The answer to such dire redistricting threats, RepresentUs concludes, is the For the People Act, or H.R. 1. “This report makes it clear that gerrymandering is a national crisis that needs an urgent and bold solution,” said RepresentUs co-founder Josh Silver in a statement. “Politicians are already preparing to pick their voters during this year’s redistricting. But with the For the People Act, Congress has a chance to stop them before they get started.”
H.R. 1 is a major election reform bill supported by the Democrats that, among many other things, aims to prevent gerrymandering by making it easier to show when a map gives unfair partisan advantage. If a map is shown to be unfairly biased, H.R. 1 forces it to be redrawn. The legislation also has provisions protecting nonwhite communities, including increased transparency for redistricting and independent commissions to draw maps rather than politicians.
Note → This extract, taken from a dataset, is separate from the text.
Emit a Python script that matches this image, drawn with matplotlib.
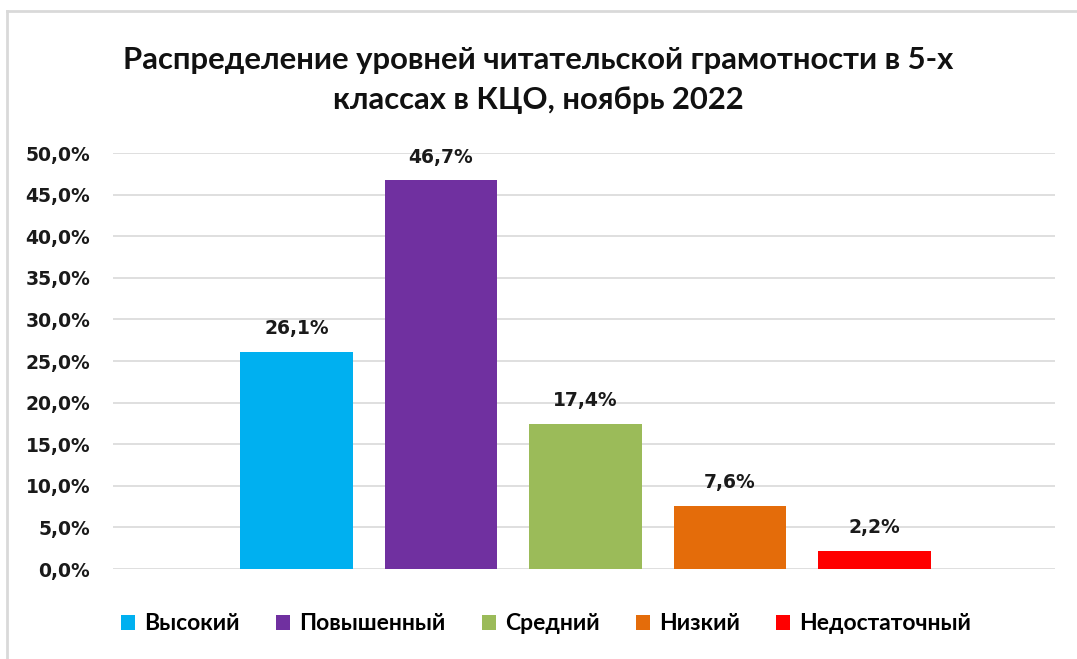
import matplotlib
matplotlib.use("Agg")
import matplotlib.pyplot as plt
from matplotlib.lines import Line2D
from matplotlib.patches import Patch

categories = ["Высокий", "Повышенный", "Средний", "Низкий", "Недостаточный"]
values = [26.1, 46.7, 17.4, 7.6, 2.2]
colors = ["#00B0F0", "#7030A0", "#9BBB59", "#E46C0A", "#FF0000"]
yticks = [0, 5, 10, 15, 20, 25, 30, 35, 40, 45, 50]
title = "Распределение уровней читательской грамотности в 5-х\nклассах в КЦО, ноябрь 2022"

def fmt(v):
    return f"{v:.1f}".replace(".", ",") + "%"

W, H = 1077, 659
fig = plt.figure(figsize=(W / 100, H / 100), dpi=100)
fig.patch.set_facecolor("white")

ax = fig.add_axes([113 / W, 1 - 569 / H, (1055 - 113) / W, (569 - 153) / H])
x = list(range(len(values)))
ax.bar(x, values, width=0.78, color=colors, zorder=3)
ax.set_xlim(-1.27, 5.25)
ax.set_ylim(0, 50)
ax.set_yticks(yticks)
ax.set_yticklabels([fmt(t) for t in yticks], fontsize=13.5, fontweight="bold",
                   family="DejaVu Sans", color="#1a1a1a")
ax.tick_params(axis="y", length=0, pad=16.5)
ax.set_xticks([])
ax.grid(axis="y", color="#d9d9d9", linewidth=1.2, zorder=0)
for s in ax.spines.values():
    s.set_visible(False)

for xi, v in zip(x, values):
    ax.annotate(fmt(v), (xi, v), xytext=(0, 10), textcoords="offset points",
                ha="center", va="bottom", fontsize=13.5, fontweight="bold",
                family="DejaVu Sans", color="#1a1a1a")

fig.text(0.5, 1 - 80 / H, title, ha="center", va="center", fontsize=22.3,
         fontweight="bold", family=["Lato", "DejaVu Sans"],
         linespacing=1.55, color="#111111")

handles = [Patch(facecolor=c, edgecolor="none") for c in colors]
fig.legend(handles, categories, loc="center", bbox_to_anchor=(0.507, 1 - 624 / H),
           ncol=5, frameon=False, handlelength=0.6, handleheight=0.6,
           handletextpad=0.4, columnspacing=1.6,
           prop={"family": ["Lato", "DejaVu Sans"], "size": 16.5, "weight": "bold"})

# chart border (top and left visible)
fig.add_artist(Line2D([7 / W, 7 / W], [0, 1 - 11 / H], transform=fig.transFigure,
                      color="#d9d9d9", linewidth=2))
fig.add_artist(Line2D([7 / W, 1], [1 - 11 / H, 1 - 11 / H], transform=fig.transFigure,
                      color="#d9d9d9", linewidth=2))

fig.savefig("out.png", dpi=100)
Republicans are staunchly opposed to H.R. 1, which also has proposals to make it easier to vote like automatic voter registration in every state. But the reform bill is so popular — and gerrymandering is extremely unpopular — that Republicans haven’t been able to sway voters against it. Despite its popularity, however, the bill, which has passed the House, has very little likelihood of passing the Senate while the filibuster is in place.